Mundy, director of Educational Research, Medical Investigation of Neurodevelopmental Disorders (MIND) Institute, will look at how neural connectivity models of autism are related to the development of joint attention deficits in autism. Children can initiate joint attention by drawing someone’s attention to an object or event, or they can respond to someone else’s bid for attention by following that person’s gaze or gestures. Joint attention, which requires several networks in the brain to work together, is an important first way of communicating that plays a large role in social competence later. In children with an autistic spectrum disorder, their joint attention ability is impaired.
Right: Peter Mundy
“Models of neural connectivity may provide a basis for unifying genetic and neurodevelopmental models of autism with what we know about social-cognitive impairments and the early cardinal social symptoms of the syndrome,” says Mundy, a developmental and clinical psychologist. He has been working on defining the nature of autism for the past 26 years. When Mundy first started researching autism, little was known about the characteristics of the social deficits of autism.

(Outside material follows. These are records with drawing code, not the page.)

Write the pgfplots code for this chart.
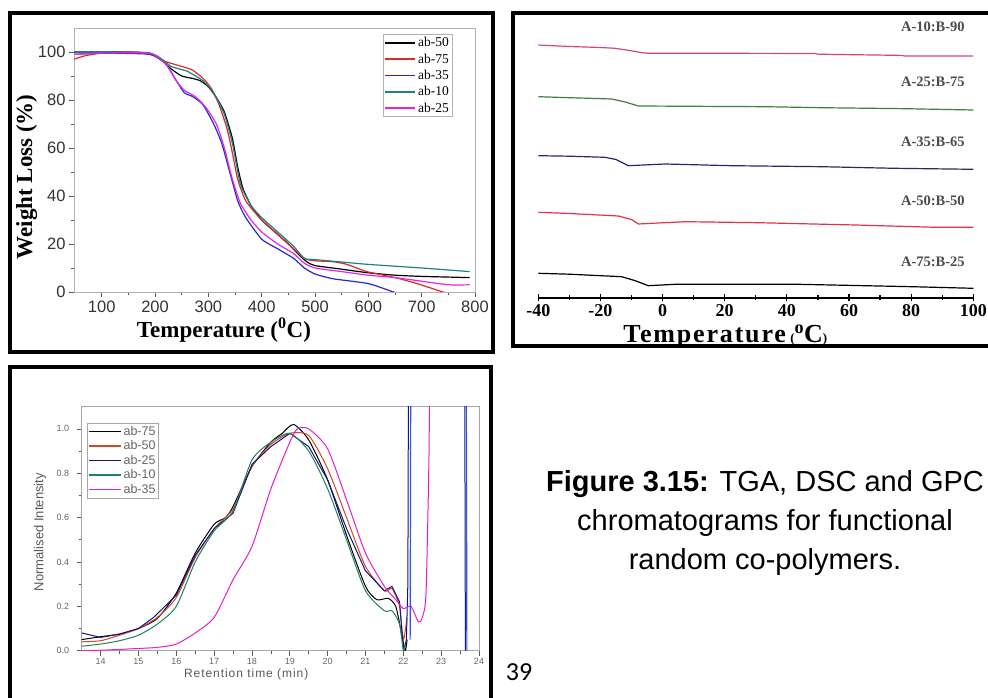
\documentclass[border=0pt]{standalone}
\usepackage{pgfplots}
\pgfplotsset{compat=1.18}
\usepackage{fontspec}
\setmainfont{Liberation Serif}
\setsansfont{Liberation Sans}
\newfontfamily\calibri{Carlito}
\definecolor{tgaR}{RGB}{225,40,40}
\definecolor{tgaB}{RGB}{40,40,210}
\definecolor{tgaT}{RGB}{30,130,130}
\definecolor{tgaM}{RGB}{225,40,225}
\definecolor{dscP}{RGB}{215,70,120}
\definecolor{dscG}{RGB}{60,130,60}
\definecolor{dscN}{RGB}{40,40,110}
\definecolor{dscR}{RGB}{225,50,80}
\definecolor{gpcO}{RGB}{210,70,40}
\definecolor{gpcN}{RGB}{20,20,130}
\definecolor{gpcG}{RGB}{30,130,90}
\definecolor{gpcM}{RGB}{230,30,200}
\definecolor{gpcB}{RGB}{50,80,240}
\begin{document}
\begin{tikzpicture}[x=1pt,y=1pt]
\useasboundingbox (0,0) rectangle (988,697);
\fill[white] (0,0) rectangle (988,697);
% frames
\draw[line width=3.5pt] (10,684) rectangle (493,345);
\draw[line width=3.5pt] (513,684) rectangle (1010,351);
\draw[line width=3.5pt] (10,330) rectangle (491,-20);
% ================= TGA =================
\begin{axis}[
  at={(74pt,405pt)}, anchor=south west, scale only axis,
  width=401pt, height=264pt,
  xmin=48, xmax=800, ymin=0, ymax=110,
  xtick={100,200,...,800}, ytick={0,20,...,100},
  minor x tick num=1, minor y tick num=1,
  tick align=outside, major tick length=5pt, minor tick length=3pt,
  xtick pos=left, ytick pos=left,
  axis line style={gray!60, line width=0.8pt},
  every tick/.style={gray!70!black, line width=0.8pt},
  /pgf/number format/assume math mode=true,
  ticklabel style={font=\fontsize{16.5}{16.5}\sffamily, text=black!80},
  xlabel={\bfseries Temperature (\textsuperscript{0}C)},
  ylabel={\bfseries Weight Loss (\%)},
  xlabel style={font=\fontsize{23}{23}\selectfont, at={(axis description cs:0.374,-0.144)}, anchor=center},
  ylabel style={font=\fontsize{23}{23}\selectfont, at={(axis description cs:-0.118,0.436)}, anchor=center},
  legend style={at={(axis description cs:0.771,0.977)}, anchor=north west,
    font=\fontsize{13.5}{13.5}\selectfont, draw=gray!60, line width=0.6pt,
    inner sep=1pt, row sep=1.5pt, cells={anchor=west}},
  legend image code/.code={\draw[#1, line width=1.6pt] (0pt,0pt) -- (30pt,0pt);},
  every axis plot/.append style={line width=1.2pt, smooth, tension=0.35},
]
\addplot[black] coordinates {(48,100)(100,100)(150,100)(190,99.5)(210,97)(230,93)(250,90)(270,89)(285,88)(300,85.5)(315,81)(330,75)(345,64)(355,52)(365,43)(380,36)(400,30)(425,25)(450,20)(470,15.5)(485,12.5)(500,11)(550,9.5)(600,8)(650,7)(700,6.5)(790,6)};
\addplot[tgaR] coordinates {(48,97)(70,98.5)(100,99.5)(150,100)(190,99.5)(220,96)(250,94)(270,92.5)(290,89)(305,85)(320,78)(335,68)(345,58)(355,47)(370,38)(400,30)(450,20)(480,14)(500,13)(534,12.6)(560,11.5)(597,8.5)(650,6)(690,3.6)(740,0)(760,-1)};
\addplot[tgaB] coordinates {(48,99)(100,99.5)(190,99)(220,95)(240,88)(255,83)(270,81.5)(290,78)(310,70)(325,62)(340,50)(355,38)(370,31)(400,22)(430,18)(460,14)(480,10)(500,7.5)(534,5.5)(600,3.5)(647,0)(660,-1)};
\addplot[tgaT] coordinates {(48,100)(190,99.5)(230,94)(260,92)(290,88)(310,83)(330,74)(345,62)(360,45)(380,36)(400,31)(430,25)(460,19)(480,14)(500,13.5)(550,12.5)(600,11.5)(700,10)(790,8.5)};
\addplot[tgaM] coordinates {(48,99)(100,99.5)(190,99.5)(220,95)(240,88)(255,84)(275,81.5)(295,77)(315,70)(330,60)(345,47)(360,37)(380,30)(400,25)(430,20)(460,16)(480,12)(500,10)(550,8.5)(600,7)(650,6)(700,4.5)(750,3)(790,3)};
\legend{ab-50,ab-75,ab-35,ab-10,ab-25}
\end{axis}
% ================= DSC =================
\begin{axis}[
  at={(538.3pt,399pt)}, anchor=south west, scale only axis,
  width=435pt, height=283pt,
  xmin=-40, xmax=100, ymin=0, ymax=283,
  axis x line*=bottom, hide y axis,
  xtick={-40,-20,...,100}, minor x tick num=1,
  tick align=center, major tick length=7pt, minor tick length=5pt,
  axis line style={black, line width=1.6pt},
  every tick/.style={black, line width=1.2pt},
  /pgf/number format/assume math mode=true,
  xticklabel style={font=\fontsize{18}{18}\selectfont\bfseries, yshift=-2pt, inner sep=1pt},
  xlabel={\addfontfeatures{LetterSpace=7}\bfseries Temperature\,{\fontsize{13}{13}\selectfont(}\textsuperscript{o}C{\fontsize{13}{13}\selectfont)}},
  xlabel style={font=\fontsize{26}{26}\selectfont, at={(axis description cs:0.195,-0.156)}, anchor=base west, inner sep=0pt},
  every axis plot/.append style={line width=1.2pt},
  clip=false,
]
\addplot[dscP] coordinates {(-40,253)(-30,251.5)(-20,250.5)(-15.3,249.7)(-10,247.2)(-7,245.5)(-4.6,244.7)(20,244.7)(49,244.5)(50,243.8)(77,242.6)(78,242)(100,242)};
\addplot[dscG] coordinates {(-40,201.3)(-30,200.3)(-16.4,199)(-12,196)(-7.8,192)(33,191.3)(51,190.3)(78,189.3)(100,188)};
\addplot[dscN] coordinates {(-40,142.3)(-30,141.8)(-18.5,140.7)(-15,138.5)(-11,132.3)(0.8,134)(22.2,132.3)(51,131.3)(74.6,129.7)(100,128.7)};
\addplot[dscR] coordinates {(-40,85.7)(-30,84.5)(-14.2,82)(-10,78.5)(-7.8,74)(-3.5,74.7)(7.3,76.3)(30.9,75.3)(62,73)(87.8,70.7)(100,70.7)};
\addplot[black] coordinates {(-40,24.7)(-30,23.8)(-13.2,21.3)(-9,17.5)(-4.6,12.3)(4,13.7)(43.7,13.7)(80.2,11.3)(100,9.7)};
\begin{scope}[every node/.style={font=\fontsize{14.5}{14.5}\selectfont\bfseries, text=black!70}]
\node at (axis cs:87,271.3) {A-10:B-90};
\node at (axis cs:87,216.3) {A-25:B-75};
\node at (axis cs:87,156.3) {A-35:B-65};
\node at (axis cs:87,97) {A-50:B-50};
\node at (axis cs:87,36.3) {A-75:B-25};
\end{scope}
\end{axis}
% ================= GPC =================
\begin{axis}[
  at={(81.7pt,46.3pt)}, anchor=south west, scale only axis,
  width=397.3pt, height=244pt,
  xmin=13.5, xmax=24, ymin=0, ymax=1.1,
  xtick={14,...,24}, ytick={0,0.2,...,1.0},
  minor x tick num=1, minor y tick num=1,
  tick align=outside, major tick length=5pt, minor tick length=3pt,
  xtick pos=left, ytick pos=left,
  axis line style={gray!70, line width=0.8pt},
  every tick/.style={gray!70!black, line width=0.7pt},
  /pgf/number format/assume math mode=true,
  ticklabel style={font=\fontsize{9}{9}\sffamily, text=black!60},
  xticklabel style={yshift=1pt},
  yticklabel style={xshift=-4pt, /pgf/number format/.cd, fixed, fixed zerofill, precision=1},
  xlabel={\addfontfeatures{LetterSpace=8}Retention time (min)},
  ylabel={Normalised Intensity},
  xlabel style={font=\fontsize{12}{12}\sffamily, text=black!65, at={(axis description cs:0.414,-0.097)}, anchor=center},
  ylabel style={font=\fontsize{13}{13}\sffamily, text=black!65, at={(axis description cs:-0.105,0.486)}, anchor=center},
  legend style={at={(axis description cs:0.013,0.934)}, anchor=north west,
    font=\fontsize{12.5}{12.5}\sffamily, text=black!60, draw=gray!70, line width=0.6pt,
    inner sep=1pt, row sep=0pt, cells={anchor=west}},
  legend image code/.code={\draw[#1, line width=1.4pt] (0pt,0pt) -- (32pt,0pt);},
  every axis plot/.append style={line width=1pt},
]
\addplot[black, smooth, tension=0.4] coordinates {(13.5,0.05)(14,0.063)(14.5,0.075)(15,0.10)(15.5,0.146)(16,0.26)(16.5,0.44)(17,0.57)(17.3,0.60)(17.5,0.65)(18,0.83)(18.5,0.94)(18.8,0.98)(19.1,1.02)(19.5,0.95)(20,0.77)(20.5,0.52)(21,0.29)(21.3,0.23)(21.6,0.236)(21.8,0.20)(21.95,0.08)(22.05,0.0)(22.1,0.05)};
\addplot[gpcO, smooth, tension=0.4] coordinates {(13.5,0.04)(14,0.045)(14.5,0.07)(15,0.10)(15.5,0.15)(16,0.24)(16.5,0.42)(17,0.55)(17.5,0.64)(18,0.83)(18.5,0.93)(19,0.98)(19.5,0.97)(20,0.82)(20.5,0.60)(21,0.38)(21.5,0.27)(21.7,0.28)(21.9,0.20)(22.0,0.05)(22.1,0.15)};
\addplot[gpcN] coordinates {(13.5,0.08)(14,0.06)(14.5,0.075)(15,0.10)(15.4,0.15)(15.7,0.20)(16,0.25)(16.5,0.43)(17,0.55)(17.5,0.62)(18,0.84)(18.5,0.92)(19,0.98)(19.5,0.92)(20,0.77)(20.5,0.55)(21,0.36)(21.5,0.27)(21.7,0.29)(21.9,0.22)(21.98,0.05)(22.02,0.0)(22.08,0.05)(22.12,0.3)(22.14,1.5)(23.62,1.5)(23.64,0.0)};
\addplot[gpcG, smooth, tension=0.4] coordinates {(13.5,0.02)(14,0.03)(14.5,0.045)(15,0.07)(15.5,0.12)(16,0.20)(16.5,0.40)(17,0.54)(17.5,0.63)(18,0.86)(18.5,0.94)(19,0.98)(19.5,0.90)(20,0.73)(20.5,0.50)(21,0.27)(21.5,0.18)(21.7,0.18)(21.9,0.12)(22.0,0.0)(22.05,0.03)};
\addplot[gpcM, smooth, tension=0.4] coordinates {(13.5,0.0)(14,0.002)(15,0.01)(15.5,0.015)(16,0.03)(16.5,0.08)(17,0.15)(17.5,0.32)(18,0.47)(18.5,0.73)(19,0.94)(19.2,1.0)(19.5,1.0)(20,0.91)(20.5,0.68)(21,0.44)(21.5,0.29)(21.8,0.23)(22,0.19)(22.2,0.20)(22.4,0.13)(22.5,0.15)(22.6,0.26)(22.68,0.9)(22.7,1.5)};
\addplot[gpcB, line width=1.2pt, forget plot] coordinates {(22.18,0.05)(22.2,1.5)(23.66,1.5)(23.68,0.0)};
\legend{ab-75,ab-50,ab-25,ab-10,ab-35}
\end{axis}
% caption
\node[align=center, font=\fontsize{29}{39}\selectfont\sffamily] at (765,174) {\textbf{Figure 3.15:} TGA, DSC and GPC\\chromatograms for functional\\random co-polymers.};
\node[font=\fontsize{26}{26}\calibri] at (519,25) {39};
\end{tikzpicture}
\end{document}
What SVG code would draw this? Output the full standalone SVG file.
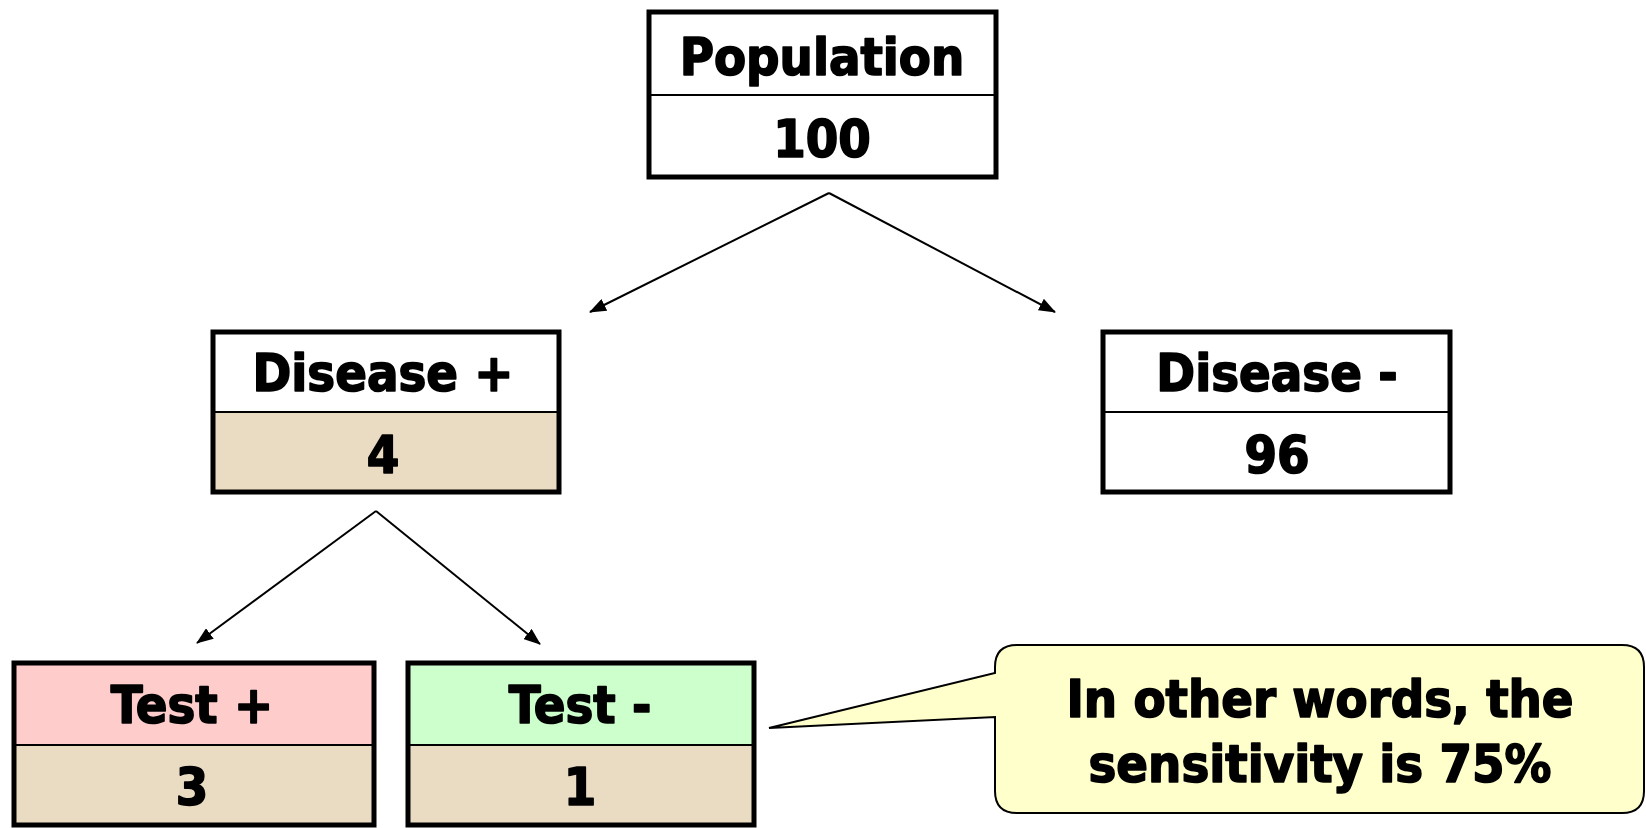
<svg xmlns="http://www.w3.org/2000/svg" width="1646" height="828" viewBox="0 0 1646 828">
  <style>
    .box { stroke: #000; stroke-width: 5; }
    .div { stroke: #000; stroke-width: 2; }
    .lbl { font-family: "DejaVu Sans Condensed", "DejaVu Sans", sans-serif; font-weight: bold; font-size: 52px; fill: #000; stroke: #000; stroke-width: 1.6; stroke-linejoin: round; text-anchor: middle; }
    .conn { stroke: #000; stroke-width: 2; fill: none; marker-end: url(#arrow); }
  </style>
  <defs>
    <marker id="arrow" viewBox="0 0 17 13" refX="16" refY="6.5" markerWidth="17" markerHeight="13" markerUnits="userSpaceOnUse" orient="auto">
      <path d="M0,0 L17,6.5 L0,13 Z" fill="#000"/>
    </marker>
  </defs>
  <rect width="1646" height="828" fill="#fff"/>

  <g id="connectors">
    <path class="conn" d="M829,193 L590,312"/>
    <path class="conn" d="M829,193 L1055,312"/>
    <path class="conn" d="M376,511 L197,643"/>
    <path class="conn" d="M376,511 L540,644"/>
  </g>

  <g id="population">
    <rect class="box" x="649" y="12" width="347" height="165" fill="#fff"/>
    <line class="div" x1="649" y1="95" x2="996" y2="95"/>
    <text class="lbl" x="822" y="75">Population</text>
    <text class="lbl" x="822" y="157">100</text>
  </g>

  <g id="disease-pos">
    <rect x="213" y="412" width="346" height="80" fill="#EADCC2"/>
    <rect class="box" x="213" y="332" width="346" height="160" fill="none"/>
    <line class="div" x1="213" y1="412" x2="559" y2="412"/>
    <text class="lbl" x="383" y="391">Disease +</text>
    <text class="lbl" x="383" y="473">4</text>
  </g>

  <g id="disease-neg">
    <rect class="box" x="1103" y="332" width="347" height="160" fill="#fff"/>
    <line class="div" x1="1103" y1="412" x2="1450" y2="412"/>
    <text class="lbl" x="1277" y="391">Disease -</text>
    <text class="lbl" x="1277" y="473">96</text>
  </g>

  <g id="test-pos">
    <rect x="14" y="663" width="360" height="82" fill="#FFCCCC"/>
    <rect x="14" y="745" width="360" height="80" fill="#EADCC2"/>
    <rect class="box" x="14" y="663" width="360" height="162" fill="none"/>
    <line class="div" x1="14" y1="745" x2="374" y2="745"/>
    <text class="lbl" x="192" y="723">Test +</text>
    <text class="lbl" x="192" y="805">3</text>
  </g>

  <g id="test-neg">
    <rect x="408" y="663" width="346" height="82" fill="#CCFFCC"/>
    <rect x="408" y="745" width="346" height="80" fill="#EADCC2"/>
    <rect class="box" x="408" y="663" width="346" height="162" fill="none"/>
    <line class="div" x1="408" y1="745" x2="754" y2="745"/>
    <text class="lbl" x="580" y="723">Test -</text>
    <text class="lbl" x="580" y="805">1</text>
  </g>

  <g id="callout">
    <path d="M1017,645 L1622,645 Q1644,645 1644,667 L1644,791 Q1644,813 1622,813 L1017,813 Q995,813 995,791 L995,717 L769,728 L995,673 L995,667 Q995,645 1017,645 Z" fill="#FFFFCC" stroke="#000" stroke-width="2"/>
    <text class="lbl" x="1320" y="717">In other words, the</text>
    <text class="lbl" x="1320" y="782">sensitivity is 75%</text>
  </g>
</svg>
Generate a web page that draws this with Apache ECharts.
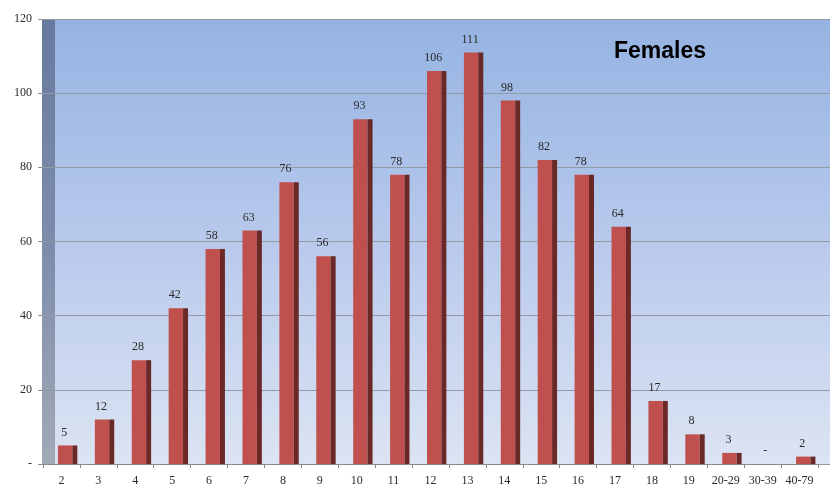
<!DOCTYPE html>
<html>
<head>
<meta charset="utf-8">
<script src="https://cdn.jsdelivr.net/npm/echarts@6/dist/echarts.min.js"></script>
<style>html,body{margin:0;padding:0;background:#fff;}#c{width:833px;height:491px;}</style>
</head>
<body>
<div id="c"></div>
<script>
var categories = ['2','3','4','5','6','7','8','9','10','11','12','13','14','15','16','17','18','19','20-29','30-39','40-79'];
var values = [5,12,28,42,58,63,76,56,93,78,106,111,98,82,78,64,17,8,3,0,2];
var yTicks = [0,20,40,60,80,100,120];
var title = 'Females';

var chart = echarts.init(document.getElementById('c'));
var serif = '"Liberation Serif","DejaVu Serif",serif';

function renderBar(params, api) {
  var i = api.value(0), v = api.value(1);
  var top = api.coord([i, v]);
  var base = api.coord([i, 0]);
  var bw = api.size([1, 0])[0];
  var x0 = top[0] - bw * 0.095;
  var fw = bw * 0.39;
  var sw = bw * 0.135;
  var h = base[1] - top[1];
  var children = [];
  if (h > 0) {
    children.push({type:'rect', shape:{x:x0, y:top[1], width:fw, height:h}, style:{fill:'#c0504d'}});
    children.push({type:'rect', shape:{x:x0+fw, y:top[1], width:sw, height:h}, style:{fill:'#6a2826'}});
  }
  children.push({type:'text', style:{text: v === 0 ? '-' : String(v), x: x0 + fw/2 - 1, y: top[1] - 7,
    textAlign:'center', textVerticalAlign:'bottom', font:'12px ' + serif, fill:'#2a2a2a'}});
  return {type:'group', children: children};
}

chart.setOption({
  animation: false,
  graphic: [
    {type:'rect', z:-10, shape:{x:55, y:19, width:775, height:445},
      style:{fill:{type:'linear', x:0, y:0, x2:0, y2:1, colorStops:[{offset:0,color:'#95b3e2'},{offset:0.5,color:'#b8c9ec'},{offset:1,color:'#dce4f3'}]}}},
    {type:'rect', z:-10, shape:{x:42, y:19, width:13, height:445},
      style:{fill:{type:'linear', x:0, y:0, x2:0, y2:1, colorStops:[{offset:0,color:'#677a9e'},{offset:0.5,color:'#7d8cab'},{offset:1,color:'#a2a9b6'}]}}},
    {type:'text', left:614, top:40, style:{text:title, font:'bold 23px "Liberation Sans",Arial,sans-serif', fill:'#000'}}
  ],
  grid: [
    {left:42, right:3, top:19, bottom:27},
    {left:43, right:15, top:19, bottom:27}
  ],
  xAxis: [
    {gridIndex:0, type:'value', show:false, min:0, max:1},
    {gridIndex:1, type:'category', data:categories,
      axisLine:{show:true, lineStyle:{color:'#8a8a8a', width:1}},
      axisTick:{show:true, length:4, lineStyle:{color:'#8a8a8a'}},
      axisLabel:{color:'#2a2a2a', fontFamily:serif, fontSize:12, margin:11}}
  ],
  yAxis: [
    {gridIndex:0, type:'value', min:0, max:120, interval:20,
      axisLine:{show:false},
      axisTick:{show:true, length:4, lineStyle:{color:'#8a8a8a'}},
      axisLabel:{color:'#2a2a2a', fontFamily:serif, fontSize:12, margin:10,
        formatter:function(v){ return v === 0 ? '-' : String(v); }},
      splitLine:{show:true, lineStyle:{color:'#939aa6', width:1}}},
    {gridIndex:1, type:'value', min:0, max:120, interval:20, show:false, splitLine:{show:false}}
  ],
  series: [
    {type:'custom', xAxisIndex:1, yAxisIndex:1, renderItem:renderBar,
      data: values.map(function(v, i){ return [i, v]; }), clip:false}
  ]
});
</script>
</body>
</html>
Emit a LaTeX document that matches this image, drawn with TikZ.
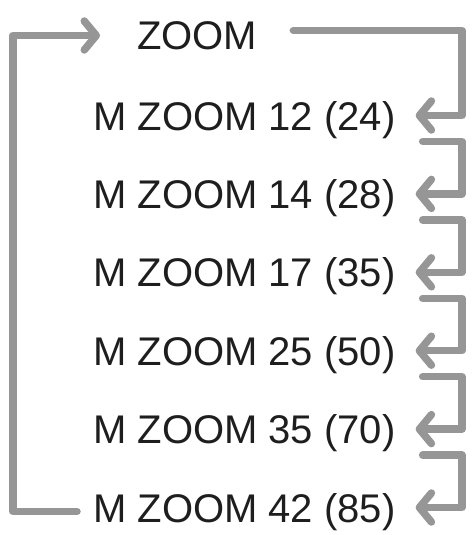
\documentclass[tikz,border=0pt]{standalone}
\usepackage{fontspec}
\setmainfont{Liberation Sans}
\usepackage{xcolor}
\usetikzlibrary{arrows.meta}
\definecolor{flowgray}{RGB}{150,150,150}
\definecolor{txtblack}{RGB}{30,30,30}
\tikzset{
  lbl/.style={anchor=base west, inner sep=0pt, text height=29pt, text depth=0pt,
    text=txtblack, font=\fontsize{40}{48}\selectfont},
  flow/.style={draw=flowgray, line width=7.5pt, line cap=round, line join=round,
    -{Straight Barb[length=12pt,width=29pt,line cap=round,line join=round]}}
}
\begin{document}
\begin{tikzpicture}[x=1pt,y=-1pt]
\useasboundingbox (0,0) rectangle (476,535);
\node[lbl] (0) at (137,50) {ZOOM};
\node[lbl] (1) at (93,130) {M ZOOM 12 (24)};
\node[lbl] (2) at (93,208.4) {M ZOOM 14 (28)};
\node[lbl] (3) at (93,286.8) {M ZOOM 17 (35)};
\node[lbl] (4) at (93,365.2) {M ZOOM 25 (50)};
\node[lbl] (5) at (93,443.6) {M ZOOM 35 (70)};
\node[lbl] (6) at (93,522) {M ZOOM 42 (85)};
\coordinate (lx) at (13,0);
\coordinate (rx) at (462,0);
% loop back to the top
\draw[flow] ([xshift=-16pt,yshift=-4pt]6.west) -| (lx |- 0.west) -- ([xshift=-37pt]0.west);
% steps down the right side
\draw[flow] ([xshift=36pt,yshift=5pt]0.east) -| (rx |- 1.east) -- ([xshift=20pt]1.east);
\foreach \a/\b in {1/2,2/3,3/4,4/5,5/6}
  \draw[flow] ([xshift=27pt,yshift=-26pt]\a.east) -| (rx |- \b.east) -- ([xshift=20pt]\b.east);
\end{tikzpicture}
\end{document}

In conjunction with Marian Sigman, co-director of the University of California, Los Angeles Center for Autism Research and Treatment, Mundy’s research has contributed to the current understanding of joint attention impairments and how they are part of the fundamental features of the early onset of social deficits in children with autism. His work on joint attention has contributed to improvements in the early identification and diagnosis of autism.
As part of his talk at York, Mundy will describe a new parallel and distributed information processing model of joint attention development. Mundy will also review genetic and imaging research which suggests that activity-dependent processes involved in functional distal connectivity between frontal and parietal cortical networks may be central to joint attention and the social symptoms of autism.
Mundy is currently at work on a book, titled Our Sharing Minds: Attention, Joint Attention and Social Cognition in Development and Autism, to be published by Guilford Press.
The event is sponsored by York’s Faculty of Graduate Studies and Department of Psychology. Refreshments will be served. All are welcome.